The nation’s TV-news outlets have spent countless hours covering the coronavirus pandemic. On late Wednesday afternoon, for at least a little while, they will focus on something entirely different.

CBS News, NBC News and ABC News are preparing to break into regularly scheduled programming a few minutes before 4:30 p.m. eastern Wednesday in a bid to chronicle the launch of a joint mission between NASA and entrepreneur Elon Musk’s SpaceX that will represent the first time American astronauts will take off from U.S. soil since 2011.  Both Fox News Channel and MSNBC are planning to break away from regular programming at that time in order to bring viewers coverage of the spectacle. Fox News will offer Fox Broadcasting affiliates special coverage of the event at 4:25 p.m. with anchor Leland Vittert.

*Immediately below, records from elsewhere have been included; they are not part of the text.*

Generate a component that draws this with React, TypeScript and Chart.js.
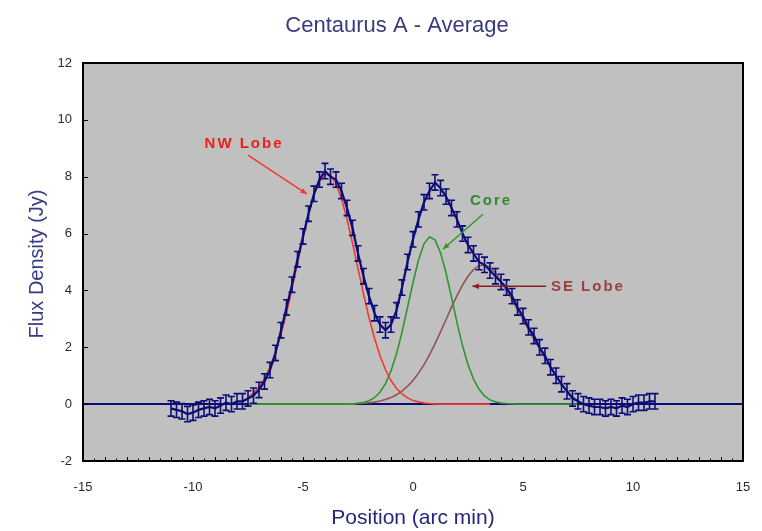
import React, { useEffect, useRef } from 'react';
import { Chart, registerables } from 'chart.js';

Chart.register(...registerables);

// Scan positions (arc min) and averaged flux density (Jy)
const POSITION = [
  -11.0, -10.75, -10.5, -10.25, -10.0, -9.75, -9.5, -9.25, -9.0, -8.75,
  -8.5, -8.25, -8.0, -7.75, -7.5, -7.25, -7.0, -6.75, -6.5, -6.25,
  -6.0, -5.75, -5.5, -5.25, -5.0, -4.75, -4.5, -4.25, -4.0, -3.75,
  -3.5, -3.25, -3.0, -2.75, -2.5, -2.25, -2.0, -1.75, -1.5, -1.25,
  -1.0, -0.75, -0.5, -0.25, 0.0, 0.25, 0.5, 0.75, 1.0, 1.25,
  1.5, 1.75, 2.0, 2.25, 2.5, 2.75, 3.0, 3.25, 3.5, 3.75,
  4.0, 4.25, 4.5, 4.75, 5.0, 5.25, 5.5, 5.75, 6.0, 6.25,
  6.5, 6.75, 7.0, 7.25, 7.5, 7.75, 8.0, 8.25, 8.5, 8.75,
  9.0, 9.25, 9.5, 9.75, 10.0, 10.25, 10.5, 10.75, 11.0,
];

const FLUX = [
  -0.15, -0.2, -0.25, -0.35, -0.3, -0.2, -0.15, -0.1, -0.15, -0.05,
  0.05, 0.0, 0.1, 0.1, 0.2, 0.3, 0.5, 0.8, 1.2, 1.8,
  2.6, 3.4, 4.2, 5.1, 5.9, 6.7, 7.4, 7.9, 8.2, 8.0,
  7.9, 7.5, 6.9, 6.2, 5.3, 4.5, 3.8, 3.2, 2.8, 2.6,
  2.8, 3.3, 4.1, 5.0, 5.8, 6.5, 7.1, 7.5, 7.8, 7.6,
  7.3, 6.9, 6.5, 6.0, 5.6, 5.3, 5.0, 4.9, 4.7, 4.5,
  4.3, 4.1, 3.8, 3.4, 3.1, 2.7, 2.4, 2.0, 1.7, 1.3,
  1.0, 0.7, 0.45, 0.2, 0.1, 0.0, -0.05, -0.1, -0.1, -0.15,
  -0.1, -0.15, -0.05, -0.1, 0.0, 0.05, 0.05, 0.1, 0.1,
];

// One-sigma uncertainty on each averaged point (Jy)
const FLUX_ERROR = 0.27;

// Positions at which the fitted components are evaluated
const COMPONENT_POSITION = [
  -7.5, -7.25, -7.0, -6.75, -6.5, -6.25, -6.0, -5.75, -5.5, -5.25,
  -5.0, -4.75, -4.5, -4.25, -4.0, -3.75, -3.5, -3.25, -3.0, -2.75,
  -2.5, -2.25, -2.0, -1.75, -1.5, -1.25, -1.0, -0.75, -0.5, -0.25,
  0.0, 0.25, 0.5, 0.75, 1.0, 1.25, 1.5, 1.75, 2.0, 2.25,
  2.5, 2.75, 3.0, 3.25, 3.5, 3.75, 4.0, 4.25, 4.5, 4.75,
  5.0, 5.25, 5.5, 5.75, 6.0, 6.25, 6.5, 6.75, 7.0, 7.25, 7.5,
];

const NW_LOBE = [
  0.24, 0.39, 0.6, 0.9, 1.3, 1.82, 2.46, 3.21, 4.05, 4.95,
  5.84, 6.66, 7.35, 7.84, 8.08, 8.05, 7.76, 7.23, 6.51, 5.67,
  4.77, 3.88, 3.05, 2.32, 1.71, 1.21, 0.83, 0.55, 0.36, 0.22,
  0.13, 0.08, 0.04, 0.02, 0.01, 0, 0, 0, 0, 0,
  0, 0, 0, 0, 0, null, null, null, null, null,
  null, null, null, null, null, null, null, null, null, null, null,
];

const CORE = [
  0, 0, 0, 0, 0, 0, 0, 0, 0, 0,
  0, 0, 0, 0, 0, 0, 0, 0, 0, 0,
  0.03, 0.06, 0.12, 0.23, 0.42, 0.72, 1.17, 1.77, 2.53, 3.4,
  4.28, 5.07, 5.64, 5.89, 5.78, 5.33, 4.62, 3.76, 2.87, 2.06,
  1.39, 0.88, 0.52, 0.29, 0.15, 0.08, 0.04, 0.02, 0.01, 0,
  0, 0, 0, 0, 0, 0, 0, 0, 0, 0, 0,
];

const SE_LOBE = [
  0, 0, 0, 0, 0, 0, 0, 0, 0, 0,
  0, 0, 0, 0, 0, 0, 0, 0, 0.01, 0.01,
  0.02, 0.03, 0.05, 0.07, 0.11, 0.16, 0.23, 0.33, 0.46, 0.63,
  0.83, 1.09, 1.39, 1.73, 2.12, 2.54, 2.97, 3.41, 3.82, 4.19,
  4.5, 4.73, 4.87, 4.9, 4.82, 4.62, 4.32, 4.0, 3.68, 3.33,
  2.98, 2.62, 2.28, 1.95, 1.62, 1.3, 1.0, 0.72, 0.47, 0.26, 0.12,
];

const X_TICKS = [-15, -10, -5, 0, 5, 10, 15];
const Y_TICKS = [-2, 0, 2, 4, 6, 8, 10, 12];

const FONT = "'Liberation Sans', Arial, sans-serif";
const NAVY = '#0c0c78';

const toPoints = (xs: number[], ys: (number | null)[]) =>
  xs.map((x, i) => ({ x, y: ys[i] }));

// Gray plot area, drawn before the zero line and the curves
const plotBackground = {
  id: 'plotBackground',
  beforeDraw(chart: any) {
    const { ctx, chartArea: a } = chart;
    ctx.save();
    ctx.fillStyle = '#c0c0c0';
    ctx.fillRect(a.left, a.top, a.right - a.left, a.bottom - a.top);
    ctx.restore();
  },
};

// Vertical error bars with caps on the measured points
const errorBars = {
  id: 'errorBars',
  afterDatasetsDraw(chart: any) {
    const { ctx, scales } = chart;
    const xs = scales.x;
    const ys = scales.y;
    ctx.save();
    ctx.strokeStyle = NAVY;
    ctx.lineWidth = 1.6;
    ctx.beginPath();
    POSITION.forEach((p, i) => {
      const px = xs.getPixelForValue(p);
      const top = ys.getPixelForValue(FLUX[i] + FLUX_ERROR);
      const bot = ys.getPixelForValue(FLUX[i] - FLUX_ERROR);
      ctx.moveTo(px, top);
      ctx.lineTo(px, bot);
      ctx.moveTo(px - 3.5, top);
      ctx.lineTo(px + 3.5, top);
      ctx.moveTo(px - 3.5, bot);
      ctx.lineTo(px + 3.5, bot);
    });
    ctx.stroke();
    ctx.restore();
  },
};

// Frame, inward tick marks, titles and the component call-outs
const frameAndText = {
  id: 'frameAndText',
  afterDraw(chart: any, _args: any, opts: any) {
    const { ctx, chartArea: a, scales } = chart;
    const xs = scales.x;
    const ys = scales.y;
    ctx.save();

    // minor/major ticks along the bottom edge
    ctx.strokeStyle = '#000';
    ctx.lineWidth = 1;
    ctx.beginPath();
    for (let v = -15; v <= 15; v += 0.5) {
      const px = Math.round(xs.getPixelForValue(v)) + 0.5;
      const len = Number.isInteger(v) ? 4 : 2.5;
      ctx.moveTo(px, a.bottom);
      ctx.lineTo(px, a.bottom - len);
    }
    Y_TICKS.forEach((v) => {
      const py = Math.round(ys.getPixelForValue(v)) + 0.5;
      ctx.moveTo(a.left, py);
      ctx.lineTo(a.left + 5, py);
    });
    ctx.stroke();

    // plot frame
    ctx.lineWidth = 2;
    ctx.strokeRect(a.left, a.top, a.right - a.left, a.bottom - a.top);

    // chart and axis titles
    ctx.fillStyle = '#3a3a7c';
    ctx.font = `22px ${FONT}`;
    ctx.textAlign = 'center';
    ctx.textBaseline = 'alphabetic';
    ctx.fillText('Centaurus A - Average', 397, 32);

    ctx.fillStyle = '#26267c';
    ctx.font = `21px ${FONT}`;
    ctx.fillText('Position (arc min)', (a.left + a.right) / 2, 524);

    ctx.save();
    ctx.fillStyle = '#3a3a84';
    ctx.translate(37, (a.top + a.bottom) / 2 + 2);
    ctx.rotate(-Math.PI / 2);
    ctx.textBaseline = 'middle';
    ctx.font = `20px ${FONT}`;
    ctx.fillText('Flux Density (Jy)', 0, 0);
    ctx.restore();

    // call-out labels with arrows
    (opts.items || []).forEach((it: any) => {
      const x1 = xs.getPixelForValue(it.from[0]);
      const y1 = ys.getPixelForValue(it.from[1]);
      const x2 = xs.getPixelForValue(it.to[0]);
      const y2 = ys.getPixelForValue(it.to[1]);
      ctx.strokeStyle = it.lineColor;
      ctx.fillStyle = it.lineColor;
      ctx.lineWidth = 1.5;
      ctx.beginPath();
      ctx.moveTo(x1, y1);
      ctx.lineTo(x2, y2);
      ctx.stroke();
      const ang = Math.atan2(y2 - y1, x2 - x1);
      const h = 7;
      ctx.beginPath();
      ctx.moveTo(x2, y2);
      ctx.lineTo(x2 - h * Math.cos(ang - 0.4), y2 - h * Math.sin(ang - 0.4));
      ctx.lineTo(x2 - h * Math.cos(ang + 0.4), y2 - h * Math.sin(ang + 0.4));
      ctx.closePath();
      ctx.fill();

      ctx.fillStyle = it.textColor;
      ctx.font = `bold 15px ${FONT}`;
      (ctx as any).letterSpacing = '2px';
      ctx.textAlign = 'center';
      ctx.textBaseline = 'middle';
      ctx.fillText(it.text, xs.getPixelForValue(it.at[0]), ys.getPixelForValue(it.at[1]));
      (ctx as any).letterSpacing = '0px';
    });

    ctx.restore();
  },
};

export default function App() {
  const canvasRef = useRef<HTMLCanvasElement | null>(null);

  useEffect(() => {
    const canvas = canvasRef.current;
    if (!canvas) return;

    const lineStyle = (color: string, width: number) => ({
      borderColor: color,
      backgroundColor: color,
      borderWidth: width,
      pointRadius: 0,
      tension: 0,
      fill: false,
      spanGaps: false,
    });

    const chart = new Chart(canvas, {
      type: 'line',
      data: {
        datasets: [
          { label: 'Average', data: toPoints(POSITION, FLUX), ...lineStyle(NAVY, 2.2) },
          { label: 'NW Lobe', data: toPoints(COMPONENT_POSITION, NW_LOBE), ...lineStyle('#f03a2e', 1.6) },
          { label: 'Core', data: toPoints(COMPONENT_POSITION, CORE), ...lineStyle('#2f962f', 1.6) },
          { label: 'SE Lobe', data: toPoints(COMPONENT_POSITION, SE_LOBE), ...lineStyle('#8e5454', 1.6) },
        ],
      },
      options: {
        animation: false,
        responsive: false,
        devicePixelRatio: 1,
        layout: { padding: { left: 0, right: 19, top: 63, bottom: 0 } },
        plugins: {
          legend: { display: false },
          tooltip: { enabled: false },
          title: { display: false },
          frameAndText: {
            items: [
              { text: 'NW Lobe', at: [-7.68, 9.15], from: [-7.5, 8.76], to: [-4.82, 7.39], textColor: '#e8221a', lineColor: '#f03a2e' },
              { text: 'Core', at: [3.55, 7.14], from: [3.18, 6.68], to: [1.36, 5.45], textColor: '#2f8a2f', lineColor: '#2f962f' },
              { text: 'SE Lobe', at: [7.95, 4.12], from: [6.05, 4.15], to: [2.7, 4.15], textColor: '#9a4040', lineColor: '#8a1c24' },
            ],
          },
        } as any,
        scales: {
          x: {
            type: 'linear',
            min: -15,
            max: 15,
            afterFit: (s: any) => {
              s.height = 70;
              s.paddingLeft = 0;
              s.paddingRight = 0;
            },
            afterBuildTicks: (s: any) => { s.ticks = X_TICKS.map((v) => ({ value: v })); },
            ticks: { font: { family: FONT, size: 13 }, color: '#2a2a2a', padding: 19, maxRotation: 0 },
            grid: { display: false, drawTicks: false },
            border: { display: false },
          },
          y: {
            type: 'linear',
            min: -2,
            max: 12,
            afterFit: (s: any) => { s.width = 83; },
            afterBuildTicks: (s: any) => { s.ticks = Y_TICKS.map((v) => ({ value: v })); },
            ticks: { font: { family: FONT, size: 13 }, color: '#2a2a2a', padding: 11 },
            grid: {
              drawTicks: false,
              color: (c: any) => (c.tick && c.tick.value === 0 ? NAVY : 'rgba(0,0,0,0)'),
              lineWidth: 2,
            },
            border: { display: false },
          },
        },
      },
      plugins: [plotBackground, errorBars, frameAndText],
    });

    return () => chart.destroy();
  }, []);

  return (
    <div style={{ position: 'fixed', left: 0, top: 0, width: 762, height: 531, background: '#fff' }}>
      <canvas ref={canvasRef} width={762} height={531} style={{ width: 762, height: 531, display: 'block' }} />
    </div>
  );
}
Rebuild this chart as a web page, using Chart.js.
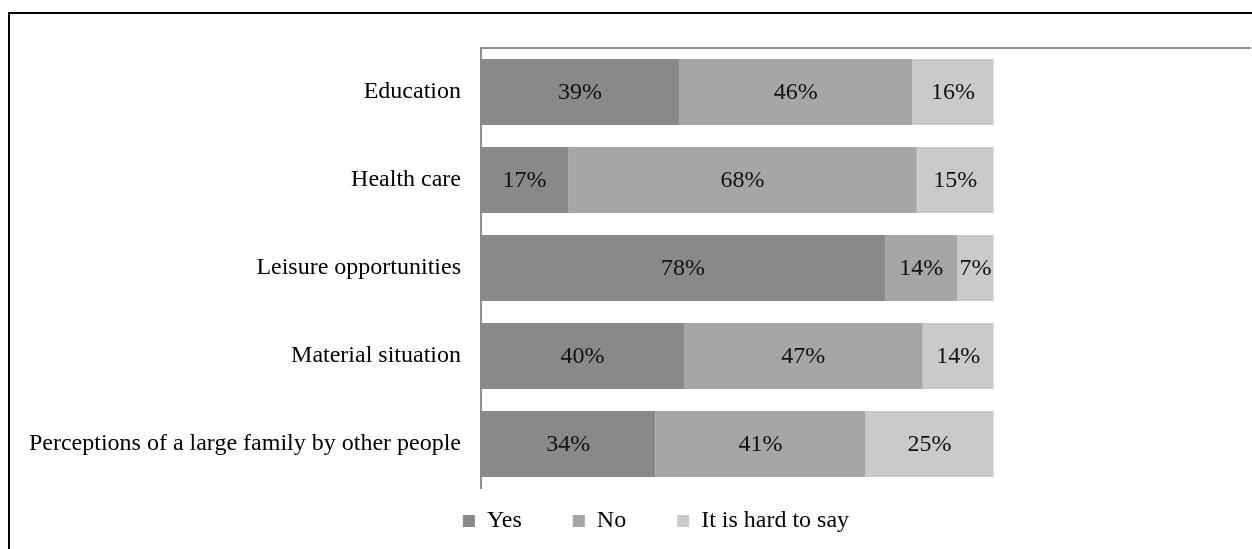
<!DOCTYPE html>
<html>
<head>
<meta charset="utf-8">
<script src="https://cdn.jsdelivr.net/npm/chart.js@4"></script>
<style>
  html, body { margin: 0; padding: 0; background: #fff; overflow: hidden; }
  #wrap { position: relative; width: 1252px; height: 549px; }
  #frame { position: absolute; left: 8px; top: 12px; width: 1300px; height: 600px;
           border: 2px solid #000; box-sizing: border-box; }
  canvas { position: absolute; left: 0; top: 0; }
</style>
</head>
<body>
<div id="wrap">
  <div id="frame"></div>
  <canvas id="chart" width="1252" height="549"></canvas>
</div>
<script>
  const categories = [
    'Education',
    'Health care',
    'Leisure opportunities',
    'Material situation',
    'Perceptions of a large family by other people'
  ];
  const yesValues = [39, 17, 78, 40, 34];
  const noValues = [46, 68, 14, 47, 41];
  const hardValues = [16, 15, 7, 14, 25];
  const seriesNames = ['Yes', 'No', 'It is hard to say'];

  // 100% stacked: share of each row total, labels keep the printed numbers
  const totals = categories.map((c, i) => yesValues[i] + noValues[i] + hardValues[i]);
  const share = arr => arr.map((v, i) => v / totals[i] * 100);

  const font = "'Liberation Serif', 'Times New Roman', serif";

  const barLabels = {
    id: 'barLabels',
    afterDatasetsDraw(chart) {
      const ctx = chart.ctx;
      ctx.save();
      ctx.font = '24px ' + font;
      ctx.fillStyle = '#111';
      ctx.textAlign = 'center';
      ctx.textBaseline = 'middle';
      chart.data.datasets.forEach((ds, di) => {
        const meta = chart.getDatasetMeta(di);
        meta.data.forEach((bar, i) => {
          const cx = (bar.x + bar.base) / 2;
          ctx.fillText(ds.raw[i] + '%', cx, bar.y + 1);
        });
      });
      ctx.restore();
    }
  };

  new Chart(document.getElementById('chart'), {
    type: 'bar',
    data: {
      labels: categories,
      datasets: [
        { label: seriesNames[0], data: share(yesValues), raw: yesValues, backgroundColor: '#898989' },
        { label: seriesNames[1], data: share(noValues), raw: noValues, backgroundColor: '#a6a6a6' },
        { label: seriesNames[2], data: share(hardValues), raw: hardValues, backgroundColor: '#cacaca' }
      ]
    },
    options: {
      indexAxis: 'y',
      responsive: false,
      animation: false,
      barPercentage: 1,
      categoryPercentage: 0.75,
      layout: { padding: { left: 62, right: 2, top: 48, bottom: 6 } },
      plugins: {
        legend: {
          position: 'bottom',
          labels: {
            font: { family: font, size: 24 },
            color: '#000',
            boxWidth: 12,
            boxHeight: 12,
            padding: 21,
            generateLabels(chart) {
              const items = Chart.defaults.plugins.legend.labels.generateLabels(chart);
              // extra gap after the first two entries
              items.forEach((it, i) => {
                if (i < items.length - 1) it.text += '\u00a0'.repeat(5);
              });
              return items;
            }
          }
        },
        tooltip: { enabled: false }
      },
      scales: {
        x: {
          stacked: true,
          position: 'top',
          min: 0,
          max: 150,
          grid: { display: false, drawTicks: false },
          border: { display: true, color: '#8c8c8c', width: 2 },
          ticks: { display: false }
        },
        y: {
          stacked: true,
          grid: { display: false, drawTicks: false },
          border: { display: true, color: '#8c8c8c', width: 2 },
          ticks: { font: { family: font, size: 24 }, color: '#000', padding: 20 },
          afterFit(axis) {
            axis.width = 419;
            // the long label runs past the axis box, don't clip it
            axis._computeLabelArea = () => undefined;
          }
        }
      }
    },
    plugins: [barLabels]
  });
</script>
</body>
</html>
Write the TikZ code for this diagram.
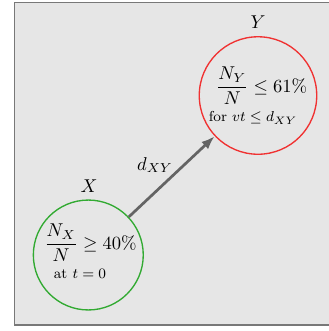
\documentclass[tikz,border=0pt]{standalone}
\usepackage{amsmath}
\usetikzlibrary{arrows.meta}
\definecolor{bgfill}{RGB}{230,230,230}
\definecolor{bgline}{RGB}{120,120,120}
\definecolor{cgreen}{RGB}{50,170,50}
\definecolor{cred}{RGB}{240,50,50}
\definecolor{arrowgray}{RGB}{100,100,100}
\tikzset{
  region/.style={circle, draw, line width=0.75pt, inner sep=0pt},
  bigtext/.style={inner sep=0pt, scale=1.03},
  smalltext/.style={inner sep=0pt, font=\footnotesize},
  link/.style={draw=arrowgray, line width=1.5pt, -{Latex[length=7.5pt,width=5.5pt]}}
}
\begin{document}
\begin{tikzpicture}[x=0.555pt, y=-0.555pt]
\useasboundingbox (0,0) rectangle (329,331);
\path[fill=bgfill, draw=bgline, line width=0.6pt] (14.5,2.7) rectangle (345,325);
\node[region, draw=cgreen, minimum size=61pt] (gx) at (88.3,255) {};
\node[region, draw=cred, minimum size=65.2pt] (ry) at (258,95.5) {};
\node[bigtext] (gxt) at (90.5,243) {$\dfrac{N_X}{N} \geq 40\%$};
\node[smalltext] (gxs) at (80,274) {at $t=0$};
\node[bigtext] (ryt) at (261.7,86) {$\dfrac{N_Y}{N} \leq 61\%$};
\node[smalltext] (rys) at (253,118) {for $vt \leq d_{XY}$};
\node[bigtext] (lx) at (89,186) {$X$};
\node[bigtext] (ly) at (258,22) {$Y$};
\node[bigtext] (ld) at (155,165) {$d_{XY}$};
\draw[link] (gx) -- (ry);
\end{tikzpicture}
\end{document}
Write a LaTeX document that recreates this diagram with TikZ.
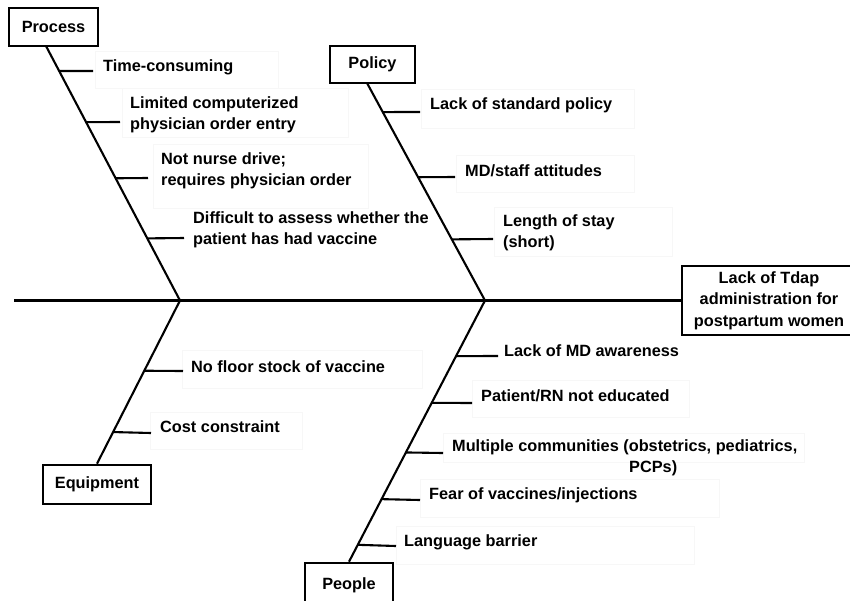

Some news divisions are using the launch to highlight emerging business ventures and new means of distribution. When NBC News’ Lester Holt delivers a special report on NBC at 4:20 p.m. tomorrow, he will also do so via NBC News Now, the company’s live-streaming news outlet. CBSN, the CBS News live-streaming hub, plans to start live coverage tomorrow at 12:30 p.m. eastern, as the astronauts suit up and arrive at the launch pad, and then continue throughout the afternoon. CBSN will simulcast a special report at 4:20 p.m. tomorrow from CBS News’ Norah O’Donnell. CBS News’ Mark Strassmann has already snared an interview with Musk that aired on “CBS Evening News” and will air tomorrow on “CBS This Morning.”

ABC News has already disclosed big plans around the event. The Walt Disney-owned unit is teaming up with corporate sibling National Geographic to air a two-hour special report, “Launch America: Mission to Space Live,” that is slated to air at 3 p.m. eastern on the National Geographic cable network while streaming on ABC News Live, the ABC News streaming-video operation.  ABC News will air a special report on the ABC broadcast network moments before launch that will call attention to the longer-form program.

At Fox News Channel, Neil Cavuto will pivot to the space launch during his regular 4 p.m. hour and feature interviews with experts such as Apollo 17 astronaut Harrison Schmitt and Tracy Cernan, daughter of late astronaut Gene Cernan, the last man on the moon. Miami correspondent Phil Keating will report live from the launch site in Cape Canaveral, Florida as the final countdown begins, and correspondent Kristin Fisher, the daughter of two astronauts, will offer coverage of the event throughout the hour.

At MSNBC, anchor Nicolle Wallace will turn to coverage of the launch during her “Deadline: White House.” She will be joined by retired NASA astronauts Peggy Whitson, the first female commander of the International Space Station who holds the record for longest time spent in in space, and Clayton Anderson, a member of the ISS Expedition 15 crew.

CNN’s coverage would likely coincide with anchor Jake Tapper’s regular weekday hour.